■ **Given records**:
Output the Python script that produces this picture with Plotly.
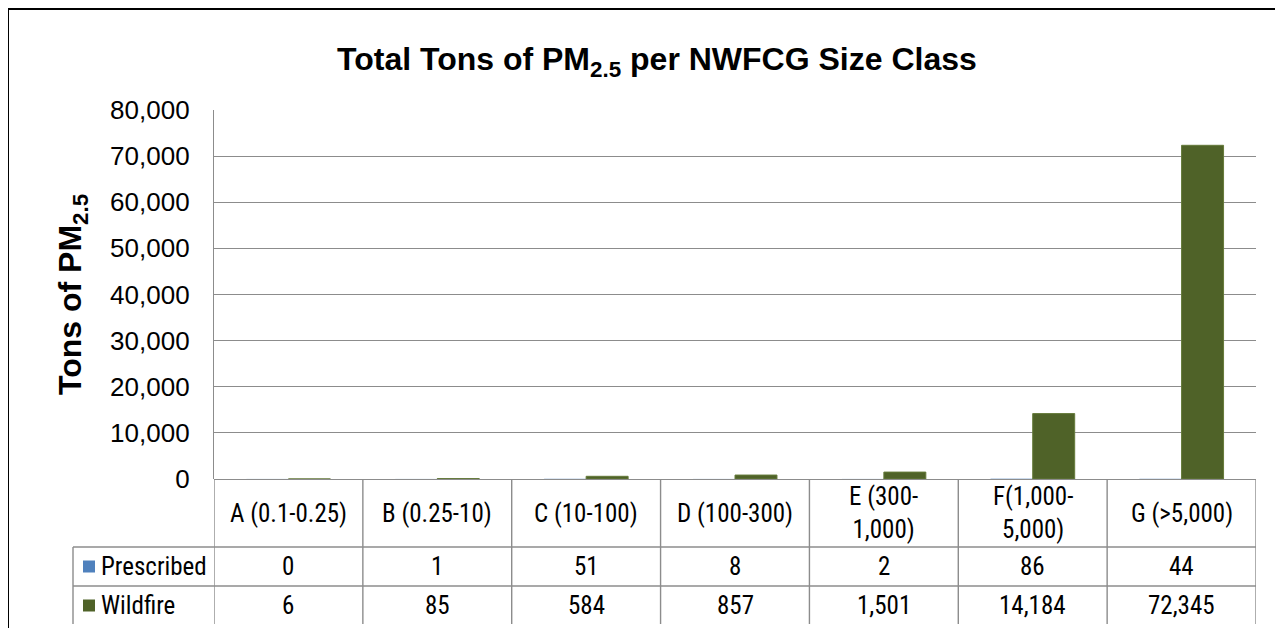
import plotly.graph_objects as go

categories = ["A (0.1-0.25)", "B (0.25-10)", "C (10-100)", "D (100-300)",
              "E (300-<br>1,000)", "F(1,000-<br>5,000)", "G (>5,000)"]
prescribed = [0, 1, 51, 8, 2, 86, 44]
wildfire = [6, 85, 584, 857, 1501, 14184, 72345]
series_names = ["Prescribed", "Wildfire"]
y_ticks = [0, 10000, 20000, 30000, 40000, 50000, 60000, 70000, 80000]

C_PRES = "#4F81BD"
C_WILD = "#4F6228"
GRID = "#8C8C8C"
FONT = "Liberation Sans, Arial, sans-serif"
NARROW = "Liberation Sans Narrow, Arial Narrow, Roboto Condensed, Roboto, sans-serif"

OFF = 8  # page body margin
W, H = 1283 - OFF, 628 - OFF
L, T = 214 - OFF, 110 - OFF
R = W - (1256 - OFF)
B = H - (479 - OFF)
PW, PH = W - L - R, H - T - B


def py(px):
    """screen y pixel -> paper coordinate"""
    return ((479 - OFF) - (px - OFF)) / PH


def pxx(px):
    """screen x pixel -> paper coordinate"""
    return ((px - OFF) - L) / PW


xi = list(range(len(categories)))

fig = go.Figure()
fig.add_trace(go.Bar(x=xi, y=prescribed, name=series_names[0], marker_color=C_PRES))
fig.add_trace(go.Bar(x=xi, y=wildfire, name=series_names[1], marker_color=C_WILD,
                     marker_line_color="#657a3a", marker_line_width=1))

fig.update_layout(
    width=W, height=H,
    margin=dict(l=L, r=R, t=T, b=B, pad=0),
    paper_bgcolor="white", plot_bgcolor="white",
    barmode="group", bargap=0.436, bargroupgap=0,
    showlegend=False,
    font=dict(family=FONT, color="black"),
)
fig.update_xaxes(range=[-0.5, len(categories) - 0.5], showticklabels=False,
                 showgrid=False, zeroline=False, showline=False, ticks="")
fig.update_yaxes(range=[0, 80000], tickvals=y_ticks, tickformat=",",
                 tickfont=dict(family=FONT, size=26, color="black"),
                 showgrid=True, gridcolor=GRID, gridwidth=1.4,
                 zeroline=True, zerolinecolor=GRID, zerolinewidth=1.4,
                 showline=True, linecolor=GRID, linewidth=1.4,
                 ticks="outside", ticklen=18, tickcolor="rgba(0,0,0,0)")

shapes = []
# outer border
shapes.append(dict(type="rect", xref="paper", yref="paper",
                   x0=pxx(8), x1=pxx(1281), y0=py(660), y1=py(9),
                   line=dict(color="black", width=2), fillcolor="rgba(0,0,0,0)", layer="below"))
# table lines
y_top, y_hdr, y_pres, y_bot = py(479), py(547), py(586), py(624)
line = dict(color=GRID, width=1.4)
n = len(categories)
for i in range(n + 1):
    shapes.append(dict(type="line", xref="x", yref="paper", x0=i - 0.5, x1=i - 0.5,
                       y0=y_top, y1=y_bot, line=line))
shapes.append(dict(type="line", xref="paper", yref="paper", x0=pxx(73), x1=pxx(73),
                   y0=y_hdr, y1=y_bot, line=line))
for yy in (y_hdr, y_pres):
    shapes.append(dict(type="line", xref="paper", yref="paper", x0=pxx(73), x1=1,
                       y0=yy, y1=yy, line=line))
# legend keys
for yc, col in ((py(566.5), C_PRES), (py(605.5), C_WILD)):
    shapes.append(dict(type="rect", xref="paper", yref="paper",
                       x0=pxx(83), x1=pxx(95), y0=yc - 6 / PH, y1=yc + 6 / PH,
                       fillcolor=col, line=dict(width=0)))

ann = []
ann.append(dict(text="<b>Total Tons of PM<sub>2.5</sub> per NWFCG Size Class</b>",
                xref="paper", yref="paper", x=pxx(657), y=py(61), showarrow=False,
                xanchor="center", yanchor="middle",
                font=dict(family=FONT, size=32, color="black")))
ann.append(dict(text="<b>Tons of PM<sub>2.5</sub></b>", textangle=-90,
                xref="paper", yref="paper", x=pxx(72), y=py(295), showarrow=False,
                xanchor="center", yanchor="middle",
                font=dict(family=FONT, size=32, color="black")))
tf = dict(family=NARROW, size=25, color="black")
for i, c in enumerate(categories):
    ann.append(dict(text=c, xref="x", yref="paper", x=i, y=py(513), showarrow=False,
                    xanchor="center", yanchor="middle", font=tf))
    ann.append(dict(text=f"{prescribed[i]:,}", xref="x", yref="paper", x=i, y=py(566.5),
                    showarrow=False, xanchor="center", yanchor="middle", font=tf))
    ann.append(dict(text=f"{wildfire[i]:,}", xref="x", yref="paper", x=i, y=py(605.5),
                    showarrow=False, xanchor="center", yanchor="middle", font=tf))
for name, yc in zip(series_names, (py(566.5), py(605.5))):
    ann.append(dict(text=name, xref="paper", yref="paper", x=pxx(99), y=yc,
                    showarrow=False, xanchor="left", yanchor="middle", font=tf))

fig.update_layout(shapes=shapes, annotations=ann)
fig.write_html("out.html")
==
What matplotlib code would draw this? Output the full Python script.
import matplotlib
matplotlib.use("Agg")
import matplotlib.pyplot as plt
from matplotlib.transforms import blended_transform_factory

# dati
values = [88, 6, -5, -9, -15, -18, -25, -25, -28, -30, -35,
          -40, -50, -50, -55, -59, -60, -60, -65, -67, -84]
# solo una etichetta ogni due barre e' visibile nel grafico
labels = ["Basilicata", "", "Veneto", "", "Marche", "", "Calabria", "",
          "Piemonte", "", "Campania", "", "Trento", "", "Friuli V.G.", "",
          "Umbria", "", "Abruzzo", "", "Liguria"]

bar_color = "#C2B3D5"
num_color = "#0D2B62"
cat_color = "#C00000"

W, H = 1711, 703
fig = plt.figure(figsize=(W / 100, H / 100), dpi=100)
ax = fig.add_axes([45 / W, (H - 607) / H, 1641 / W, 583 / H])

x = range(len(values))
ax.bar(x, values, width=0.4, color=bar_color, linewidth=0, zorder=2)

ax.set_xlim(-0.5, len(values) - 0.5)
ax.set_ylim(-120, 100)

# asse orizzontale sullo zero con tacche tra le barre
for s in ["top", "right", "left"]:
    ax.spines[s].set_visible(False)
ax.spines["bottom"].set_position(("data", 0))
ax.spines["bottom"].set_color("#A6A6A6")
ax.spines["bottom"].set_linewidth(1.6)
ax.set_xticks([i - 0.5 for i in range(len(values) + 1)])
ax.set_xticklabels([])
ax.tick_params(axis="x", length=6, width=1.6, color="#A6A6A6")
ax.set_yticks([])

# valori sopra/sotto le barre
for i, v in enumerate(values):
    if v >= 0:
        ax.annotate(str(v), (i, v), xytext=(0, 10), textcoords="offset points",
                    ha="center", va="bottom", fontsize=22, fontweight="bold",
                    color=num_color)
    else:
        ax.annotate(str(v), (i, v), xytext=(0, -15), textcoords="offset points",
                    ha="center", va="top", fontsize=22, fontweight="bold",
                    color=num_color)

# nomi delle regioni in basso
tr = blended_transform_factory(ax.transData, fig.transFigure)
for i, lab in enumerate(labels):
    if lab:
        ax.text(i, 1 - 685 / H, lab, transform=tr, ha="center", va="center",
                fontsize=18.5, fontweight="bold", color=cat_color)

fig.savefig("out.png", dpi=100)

■ **Goal**: Copy the lines above exactly, starting at the one with "Output the Python" and ending at the one with "import plotly.graph_objects as go", both included. Leave out any pictures and add nothing else.

■ **Exercise answer**:
Output the Python script that produces this picture with Plotly.
import plotly.graph_objects as go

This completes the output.